### Given data
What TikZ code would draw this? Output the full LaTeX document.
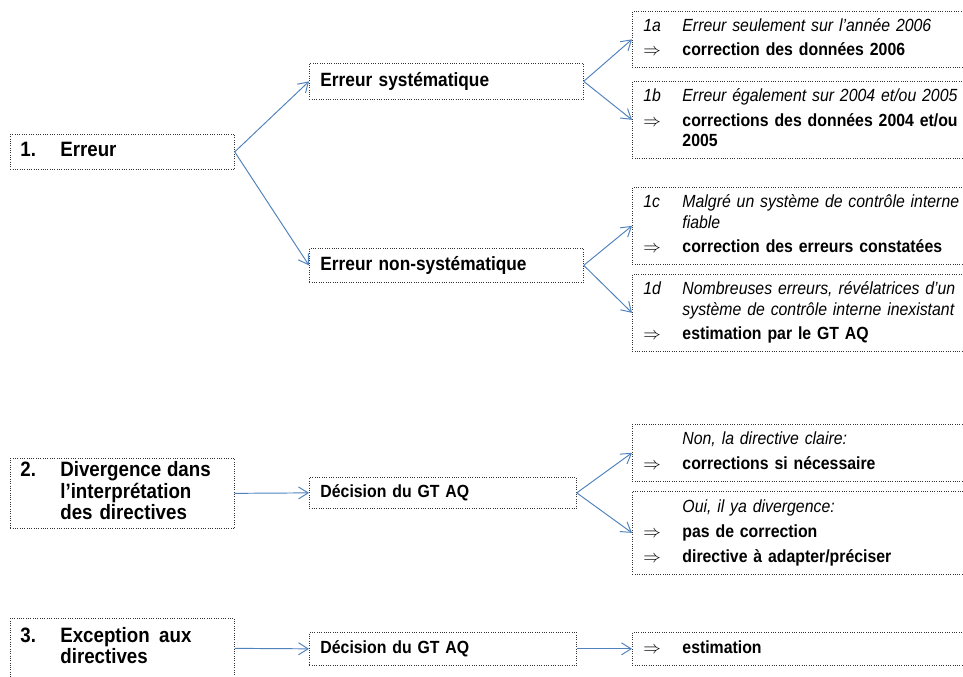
\documentclass[tikz,border=0pt]{standalone}
\usepackage{fontspec}
\setmainfont{Liberation Sans}[FakeStretch=0.9]
\usepackage{tikz}
\usetikzlibrary{arrows.meta}

\definecolor{arrowblue}{RGB}{79,129,189}
\newcommand{\rtab}[1]{\begin{tabular}{@{}p{24.4pt}@{}p{176pt}@{}}#1\end{tabular}}
\newcommand{\ltab}[1]{\begin{tabular}{@{}p{25pt}@{}p{94pt}@{}}#1\end{tabular}}

\tikzset{
  box/.style={rectangle, draw=black!80, densely dotted, line width=0.45pt,
    anchor=north west, inner ysep=0pt, align=left},
  lbox/.style={box, minimum width=140pt, inner xsep=6.25pt, text width=127.5pt,
    font=\fontsize{13}{11.9}\selectfont\bfseries},
  mbox/.style={box, minimum width=171.25pt, inner xsep=6.9pt, text width=157.4pt,
    font=\fontsize{12}{14}\selectfont\bfseries},
  dbox/.style={box, minimum width=166.9pt, inner xsep=6.9pt, text width=153pt,
    font=\fontsize{11}{13}\selectfont\bfseries},
  rbox/.style={box, minimum width=214.4pt, inner xsep=6.9pt, text width=200.6pt,
    font=\fontsize{11}{13.1}\selectfont},
  arr/.style={draw=arrowblue, line width=0.6pt, -{Straight Barb[length=6pt,width=7.5pt]}}
}

\begin{document}
\begin{tikzpicture}[x=0.625pt,y=-0.625pt]
\useasboundingbox (0,0) rectangle (963,677);
\clip (0,0) rectangle (963,677);

\node[lbox, minimum height=21.9pt] (e1) at (10,134) {\ltab{1.&Erreur}};
\node[mbox, minimum height=22.5pt] (sys) at (309,63) {Erreur systématique};
\node[mbox, minimum height=21.25pt] (nsys) at (309,248) {Erreur non-systématique};

\node[rbox, minimum height=35pt] (c1a) at (632,11) {\rtab{%
  \textit{1a}&\textit{Erreur seulement sur l’année 2006}\\[2pt]
  $\Rightarrow$&\textbf{correction des données 2006}}};
\node[rbox, minimum height=48.1pt] (c1b) at (632,81) {\rtab{%
  \textit{1b}&\textit{Erreur également sur 2004 et/ou 2005}\\[2.5pt]
  $\Rightarrow$&\textbf{corrections des données 2004 et/ou\newline 2005}}};
\node[rbox, minimum height=48.1pt] (c1c) at (632,187) {\rtab{%
  \textit{1c}&\textit{Malgré un système de contrôle interne\newline fiable}\\[2.5pt]
  $\Rightarrow$&\textbf{correction des erreurs constatées}}};
\node[rbox, minimum height=48.1pt] (c1d) at (632,274) {\rtab{%
  \textit{1d}&\textit{Nombreuses erreurs, révélatrices d’un\newline système de contrôle interne inexistant}\\[2.5pt]
  $\Rightarrow$&\textbf{estimation par le GT AQ}}};

\node[lbox, minimum height=43.75pt] (e2) at (10,458) {\ltab{2.&Divergence\hfill dans\newline l’interprétation\newline des directives}};
\node[dbox, minimum height=19.4pt] (dec2) at (309,477) {Décision du GT AQ};
\node[rbox, minimum height=35.6pt] (non) at (632,424) {\rtab{%
  &\textit{Non, la directive claire:}\\[2.5pt]
  $\Rightarrow$&\textbf{corrections si nécessaire}}};
\node[rbox, minimum height=51.9pt] (oui) at (632,491) {\rtab{%
  &\textit{Oui, il ya divergence:}\\[2.5pt]
  $\Rightarrow$&\textbf{pas de correction}\\[2.5pt]
  $\Rightarrow$&\textbf{directive à adapter/préciser}}};

\node[lbox, minimum height=37.5pt] (e3) at (10,618) {\fontsize{13}{13.1}\selectfont\ltab{3.&Exception\hspace{0.45em}aux\newline directives}};
\node[dbox, minimum height=20.6pt] (dec3) at (309,632) {Décision du GT AQ};
\node[rbox, minimum height=20.6pt] (est) at (632,632) {\rtab{$\Rightarrow$&\textbf{estimation}}};

\foreach \a/\b in {e1/sys, e1/nsys, sys/c1a, sys/c1b, nsys/c1c, nsys/c1d,
                   e2/dec2, dec2/non, dec2/oui, e3/dec3, dec3/est}
  \draw[arr] (\a.east) -- (\b.west);
\end{tikzpicture}
\end{document}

### Stated goal
Quote in full the listing given above; the images are to be left out.

### Solution for this task
What TikZ code would draw this? Output the full LaTeX document.
\documentclass[tikz,border=0pt]{standalone}
\usepackage{fontspec}
\setmainfont{Liberation Sans}[FakeStretch=0.9]
\usepackage{tikz}
\usetikzlibrary{arrows.meta}

\definecolor{arrowblue}{RGB}{79,129,189}
\newcommand{\rtab}[1]{\begin{tabular}{@{}p{24.4pt}@{}p{176pt}@{}}#1\end{tabular}}
\newcommand{\ltab}[1]{\begin{tabular}{@{}p{25pt}@{}p{94pt}@{}}#1\end{tabular}}

\tikzset{
  box/.style={rectangle, draw=black!80, densely dotted, line width=0.45pt,
    anchor=north west, inner ysep=0pt, align=left},
  lbox/.style={box, minimum width=140pt, inner xsep=6.25pt, text width=127.5pt,
    font=\fontsize{13}{11.9}\selectfont\bfseries},
  mbox/.style={box, minimum width=171.25pt, inner xsep=6.9pt, text width=157.4pt,
    font=\fontsize{12}{14}\selectfont\bfseries},
  dbox/.style={box, minimum width=166.9pt, inner xsep=6.9pt, text width=153pt,
    font=\fontsize{11}{13}\selectfont\bfseries},
  rbox/.style={box, minimum width=214.4pt, inner xsep=6.9pt, text width=200.6pt,
    font=\fontsize{11}{13.1}\selectfont},
  arr/.style={draw=arrowblue, line width=0.6pt, -{Straight Barb[length=6pt,width=7.5pt]}}
}

\begin{document}
\begin{tikzpicture}[x=0.625pt,y=-0.625pt]
\useasboundingbox (0,0) rectangle (963,677);
\clip (0,0) rectangle (963,677);

\node[lbox, minimum height=21.9pt] (e1) at (10,134) {\ltab{1.&Erreur}};
\node[mbox, minimum height=22.5pt] (sys) at (309,63) {Erreur systématique};
\node[mbox, minimum height=21.25pt] (nsys) at (309,248) {Erreur non-systématique};

\node[rbox, minimum height=35pt] (c1a) at (632,11) {\rtab{%
  \textit{1a}&\textit{Erreur seulement sur l’année 2006}\\[2pt]
  $\Rightarrow$&\textbf{correction des données 2006}}};
\node[rbox, minimum height=48.1pt] (c1b) at (632,81) {\rtab{%
  \textit{1b}&\textit{Erreur également sur 2004 et/ou 2005}\\[2.5pt]
  $\Rightarrow$&\textbf{corrections des données 2004 et/ou\newline 2005}}};
\node[rbox, minimum height=48.1pt] (c1c) at (632,187) {\rtab{%
  \textit{1c}&\textit{Malgré un système de contrôle interne\newline fiable}\\[2.5pt]
  $\Rightarrow$&\textbf{correction des erreurs constatées}}};
\node[rbox, minimum height=48.1pt] (c1d) at (632,274) {\rtab{%
  \textit{1d}&\textit{Nombreuses erreurs, révélatrices d’un\newline système de contrôle interne inexistant}\\[2.5pt]
  $\Rightarrow$&\textbf{estimation par le GT AQ}}};

\node[lbox, minimum height=43.75pt] (e2) at (10,458) {\ltab{2.&Divergence\hfill dans\newline l’interprétation\newline des directives}};
\node[dbox, minimum height=19.4pt] (dec2) at (309,477) {Décision du GT AQ};
\node[rbox, minimum height=35.6pt] (non) at (632,424) {\rtab{%
  &\textit{Non, la directive claire:}\\[2.5pt]
  $\Rightarrow$&\textbf{corrections si nécessaire}}};
\node[rbox, minimum height=51.9pt] (oui) at (632,491) {\rtab{%
  &\textit{Oui, il ya divergence:}\\[2.5pt]
  $\Rightarrow$&\textbf{pas de correction}\\[2.5pt]
  $\Rightarrow$&\textbf{directive à adapter/préciser}}};

\node[lbox, minimum height=37.5pt] (e3) at (10,618) {\fontsize{13}{13.1}\selectfont\ltab{3.&Exception\hspace{0.45em}aux\newline directives}};
\node[dbox, minimum height=20.6pt] (dec3) at (309,632) {Décision du GT AQ};
\node[rbox, minimum height=20.6pt] (est) at (632,632) {\rtab{$\Rightarrow$&\textbf{estimation}}};

\foreach \a/\b in {e1/sys, e1/nsys, sys/c1a, sys/c1b, nsys/c1c, nsys/c1d,
                   e2/dec2, dec2/non, dec2/oui, e3/dec3, dec3/est}
  \draw[arr] (\a.east) -- (\b.west);
\end{tikzpicture}
\end{document}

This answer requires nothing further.